>> BEGIN

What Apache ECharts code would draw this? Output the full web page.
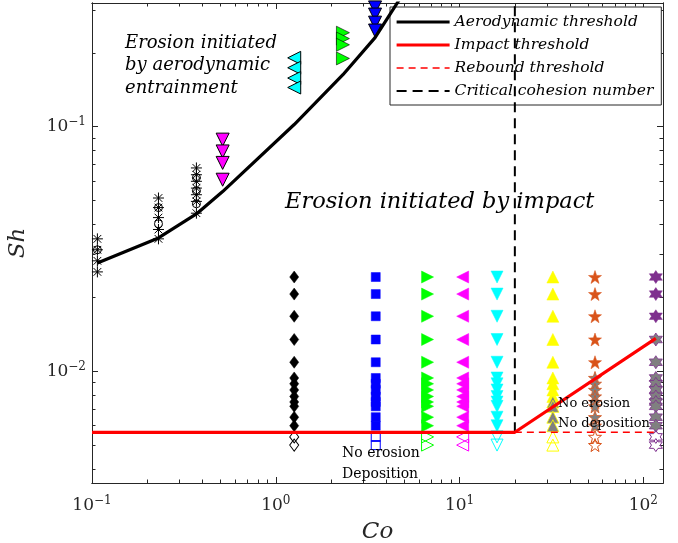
<!DOCTYPE html>
<html>
<head>
<meta charset="utf-8">
<script src="https://cdn.jsdelivr.net/npm/echarts@6/dist/echarts.min.js"></script>
<style>html,body{margin:0;padding:0;background:#fff}#chart{width:678px;height:543px}</style>
</head>
<body>
<div id="chart"></div>
<script>
// axis ranges and ticks
const coMin = 0.1, coMax = 128;
const shMin = 0.0035, shMax = 0.32;
const coMajor = [0.1, 1, 10, 100];
const coMinor = [0.2, 0.3, 0.4, 0.5, 0.6, 0.7, 0.8, 0.9, 2, 3, 4, 5, 6, 7, 8, 9, 20, 30, 40, 50, 60, 70, 80, 90];
const shMajor = [0.01, 0.1];
const shMinor = [0.004, 0.005, 0.006, 0.007, 0.008, 0.009, 0.02, 0.03, 0.04, 0.05, 0.06, 0.07, 0.08, 0.09, 0.2, 0.3];

// threshold curves
const aeroCo = [0.107, 0.23, 0.37, 0.514, 1.26, 2.32, 3.47, 6.7];
const aeroSh = [0.0277, 0.0351, 0.0440, 0.0543, 0.102, 0.163, 0.231, 0.5];
const impactCo = [0.1, 20, 117];
const impactSh = [0.00564, 0.00564, 0.01364];
const reboundCo = [20, 117];
const reboundSh = [0.00564, 0.00564];
const criticalCo = [20, 20];
const criticalSh = [0.00564, 0.32];

// aerodynamic entrainment runs
const astCo = [0.107, 0.23, 0.37];
const astSh = [
  [0.0348, 0.0314, 0.0283, 0.0255],
  [0.0511, 0.0467, 0.0425, 0.0380, 0.0348],
  [0.0678, 0.0636, 0.0598, 0.0561, 0.0527, 0.0495, 0.0443]
];
const ringSh = [[0.0314], [0.0467, 0.0401], [0.0619, 0.0547, 0.0484]];
const magDownCo = 0.514, magDownSh = [0.0885, 0.0792, 0.0711, 0.0607];
const cyanLeftCo = 1.26, cyanLeftSh = [0.191, 0.174, 0.158, 0.1445];
const greenRightCo = 2.32, greenRightSh = [0.242, 0.229, 0.216, 0.190];
const blueDownCo = 3.47, blueDownSh = [0.307, 0.287, 0.266, 0.247];

// impact runs: Co columns, Sh levels
const colCo = [1.26, 3.5, 6.7, 10.4, 16, 32.2, 54.6, 117];
const erodeSh = [0.0243, 0.0207, 0.0168, 0.0135, 0.0109, 0.0094, 0.0089, 0.0084, 0.0079, 0.0075, 0.0072, 0.0065, 0.0060];
const openSh = [0.0054, 0.0050];
const erodeCount = [13, 13, 13, 13, 13, 9, 5, 3];

const FONT = 'DejaVu Serif';
const AX = '#262626';

function starPath(n, inner) {
  let d = '';
  for (let i = 0; i < 2 * n; i++) {
    const r = i % 2 ? inner : 1;
    const a = Math.PI * i / n - Math.PI / 2;
    d += (i ? 'L' : 'M') + (r * Math.cos(a)).toFixed(3) + ',' + (r * Math.sin(a)).toFixed(3);
  }
  return 'path://' + d + 'Z';
}
const asterisk = 'path://M0,-1L0,1M-1,0L1,0M-0.7,-0.7L0.7,0.7M-0.7,0.7L0.7,-0.7';

const cols = [
  {color: '#000000', symbol: 'diamond', size: [9, 12], rot: 0},
  {color: '#0000ff', symbol: 'rect', size: 9, rot: 0},
  {color: '#00ff00', symbol: 'triangle', size: 12, rot: -90},
  {color: '#ff00ff', symbol: 'triangle', size: 12, rot: 90},
  {color: '#00ffff', symbol: 'triangle', size: 12, rot: 180},
  {color: '#ffff00', symbol: 'triangle', size: 12, rot: 0},
  {color: '#d95319', symbol: starPath(5, 0.4), size: 13, rot: 0},
  {color: '#7e2f8e', symbol: starPath(6, 0.58), size: 13, rot: 0}
];

function pts(co, arr) { return arr.map(s => [co, s]); }

function scatter(data, symbol, size, rot, fill, edge, bw, z) {
  return {
    type: 'scatter', data: data, symbol: symbol, symbolSize: size, symbolRotate: rot,
    itemStyle: {color: fill, borderColor: edge, borderWidth: bw, opacity: 1},
    z: z || 2, silent: true
  };
}

const series = [];
// aerodynamic markers
astCo.forEach((c, i) => {
  series.push(scatter(pts(c, astSh[i]), asterisk, 11, 0, 'none', '#000', 1));
  series.push(scatter(pts(c, ringSh[i]), 'circle', 8, 0, 'none', '#000', 1));
});
series.push(scatter(pts(magDownCo, magDownSh), 'triangle', 13, 180, '#ff00ff', '#000', 1));
series.push(scatter(pts(cyanLeftCo, cyanLeftSh), 'triangle', 13, 90, '#00ffff', '#000', 1));
series.push(scatter(pts(greenRightCo, greenRightSh), 'triangle', 13, -90, '#00ff00', '#000', 0.6));
series.push(scatter(pts(blueDownCo, blueDownSh), 'triangle', 13, 180, '#0000ff', '#000', 1));

// impact markers
colCo.forEach((c, i) => {
  const k = cols[i];
  const n = erodeCount[i];
  series.push(scatter(pts(c, erodeSh.slice(0, n)), k.symbol, k.size, k.rot, k.color, k.color, 0.5));
  if (n < erodeSh.length) {
    series.push(scatter(pts(c, erodeSh.slice(n)), k.symbol, k.size, k.rot, '#808080', k.color, 0.8));
  }
  series.push(scatter(pts(c, openSh), k.symbol, k.size, k.rot, 'none', k.color, 1));
});

function line(name, xs, ys, color, width, type, z) {
  return {
    name: name, type: 'line', data: xs.map((x, i) => [x, ys[i]]),
    symbol: 'none', showSymbol: false, clip: true, silent: true,
    lineStyle: {color: color, width: width, type: type},
    itemStyle: {color: color}, z: z
  };
}
series.push(line('Aerodynamic threshold', aeroCo, aeroSh, '#000', 3.2, 'solid', 5));
series.push(line('Impact threshold', impactCo, impactSh, '#ff0000', 3.2, 'solid', 5));
series.push(line('Rebound threshold', reboundCo, reboundSh, '#ff0000', 1.5, [7, 5], 4));
series.push(line('Critical cohesion number', criticalCo, criticalSh, '#000', 2, [10, 6], 4));

const sup = {
  b: {fontFamily: FONT, fontSize: 17, color: AX},
  s: {fontFamily: FONT, fontSize: 12, color: AX, padding: [0, 0, 9, 0]}
};
function powLabel(v) {
  const e = Math.round(Math.log10(v));
  return '{b|10}{s|' + (e < 0 ? '\u2212' + (-e) : e) + '}';
}

function axis(dim, pos, ticks, len, labels, name) {
  const isX = dim === 'x';
  const a = {
    type: 'log', logBase: 10, position: pos, gridIndex: 0,
    min: isX ? coMin : shMin, max: isX ? coMax : shMax,
    axisLine: {show: true, lineStyle: {color: AX, width: 1}},
    axisTick: {show: true, inside: true, length: len, customValues: ticks, lineStyle: {color: AX, width: 1}},
    axisLabel: labels ? {show: true, customValues: ticks, formatter: powLabel, rich: sup, margin: isX ? 12 : 6} : {show: false},
    splitLine: {show: false}, minorTick: {show: false}
  };
  if (name) {
    a.name = name; a.nameLocation = 'middle'; a.nameGap = isX ? 38 : 62;
    a.nameTextStyle = {fontFamily: FONT, fontStyle: 'italic', fontSize: 23, color: AX};
  }
  return a;
}

const chart = echarts.init(document.getElementById('chart'), null, {renderer: 'canvas'});
chart.setOption({
  animation: false,
  backgroundColor: '#fff',
  grid: {left: 92, right: 15, top: 3, bottom: 60, outerBoundsMode: 'none'},
  xAxis: [
    axis('x', 'bottom', coMajor, 6, true, 'Co'),
    axis('x', 'bottom', coMinor, 3.5, false),
    axis('x', 'top', coMajor, 6, false),
    axis('x', 'top', coMinor, 3.5, false)
  ],
  yAxis: [
    axis('y', 'left', shMajor, 6, true, 'Sh'),
    axis('y', 'left', shMinor, 3.5, false),
    axis('y', 'right', shMajor, 6, false),
    axis('y', 'right', shMinor, 3.5, false)
  ],
  legend: {
    data: [
      {name: 'Aerodynamic threshold', lineStyle: {width: 3.2}},
      {name: 'Impact threshold', lineStyle: {width: 3.2}},
      {name: 'Rebound threshold', lineStyle: {width: 1.5}},
      {name: 'Critical cohesion number', lineStyle: {width: 2}}
    ],
    orient: 'vertical', left: 390, top: 7,
    itemWidth: 53, itemHeight: 14, itemGap: 7,
    padding: [7, 8, 6, 5],
    backgroundColor: '#fff', borderColor: AX, borderWidth: 1, borderRadius: 0,
    selectedMode: false,
    itemStyle: {opacity: 0},
    textStyle: {fontFamily: FONT, fontStyle: 'italic', fontSize: 15.5, color: '#000'}
  },
  graphic: [
    {type: 'text', x: 125, y: 65.5, style: {text: 'Erosion initiated\nby aerodynamic\nentrainment', font: 'italic 18px "DejaVu Serif"', lineHeight: 22.5, fill: '#000', verticalAlign: 'middle'}},
    {type: 'text', x: 285, y: 202, style: {text: 'Erosion initiated by impact', font: 'italic 22.5px "DejaVu Serif"', fill: '#000', verticalAlign: 'middle'}},
    {type: 'text', x: 342, y: 463.5, z: 10, style: {text: 'No erosion\nDeposition', font: '14px "DejaVu Serif"', lineHeight: 21, fill: '#000', verticalAlign: 'middle'}},
    {type: 'text', x: 558, y: 414, z: 10, style: {text: 'No erosion\nNo deposition', font: '13px "DejaVu Serif"', lineHeight: 20, fill: '#000', verticalAlign: 'middle'}}
  ],
  series: series
});
</script>
</body>
</html>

>> END

# Work to complete
Please take the lines from the beginning of the data above through the line holding "const AX = '#262626';" and transcribe them exactly, without any pictures.

# Full response
What Apache ECharts code would draw this? Output the full web page.
<!DOCTYPE html>
<html>
<head>
<meta charset="utf-8">
<script src="https://cdn.jsdelivr.net/npm/echarts@6/dist/echarts.min.js"></script>
<style>html,body{margin:0;padding:0;background:#fff}#chart{width:678px;height:543px}</style>
</head>
<body>
<div id="chart"></div>
<script>
// axis ranges and ticks
const coMin = 0.1, coMax = 128;
const shMin = 0.0035, shMax = 0.32;
const coMajor = [0.1, 1, 10, 100];
const coMinor = [0.2, 0.3, 0.4, 0.5, 0.6, 0.7, 0.8, 0.9, 2, 3, 4, 5, 6, 7, 8, 9, 20, 30, 40, 50, 60, 70, 80, 90];
const shMajor = [0.01, 0.1];
const shMinor = [0.004, 0.005, 0.006, 0.007, 0.008, 0.009, 0.02, 0.03, 0.04, 0.05, 0.06, 0.07, 0.08, 0.09, 0.2, 0.3];

// threshold curves
const aeroCo = [0.107, 0.23, 0.37, 0.514, 1.26, 2.32, 3.47, 6.7];
const aeroSh = [0.0277, 0.0351, 0.0440, 0.0543, 0.102, 0.163, 0.231, 0.5];
const impactCo = [0.1, 20, 117];
const impactSh = [0.00564, 0.00564, 0.01364];
const reboundCo = [20, 117];
const reboundSh = [0.00564, 0.00564];
const criticalCo = [20, 20];
const criticalSh = [0.00564, 0.32];

// aerodynamic entrainment runs
const astCo = [0.107, 0.23, 0.37];
const astSh = [
  [0.0348, 0.0314, 0.0283, 0.0255],
  [0.0511, 0.0467, 0.0425, 0.0380, 0.0348],
  [0.0678, 0.0636, 0.0598, 0.0561, 0.0527, 0.0495, 0.0443]
];
const ringSh = [[0.0314], [0.0467, 0.0401], [0.0619, 0.0547, 0.0484]];
const magDownCo = 0.514, magDownSh = [0.0885, 0.0792, 0.0711, 0.0607];
const cyanLeftCo = 1.26, cyanLeftSh = [0.191, 0.174, 0.158, 0.1445];
const greenRightCo = 2.32, greenRightSh = [0.242, 0.229, 0.216, 0.190];
const blueDownCo = 3.47, blueDownSh = [0.307, 0.287, 0.266, 0.247];

// impact runs: Co columns, Sh levels
const colCo = [1.26, 3.5, 6.7, 10.4, 16, 32.2, 54.6, 117];
const erodeSh = [0.0243, 0.0207, 0.0168, 0.0135, 0.0109, 0.0094, 0.0089, 0.0084, 0.0079, 0.0075, 0.0072, 0.0065, 0.0060];
const openSh = [0.0054, 0.0050];
const erodeCount = [13, 13, 13, 13, 13, 9, 5, 3];

const FONT = 'DejaVu Serif';
const AX = '#262626';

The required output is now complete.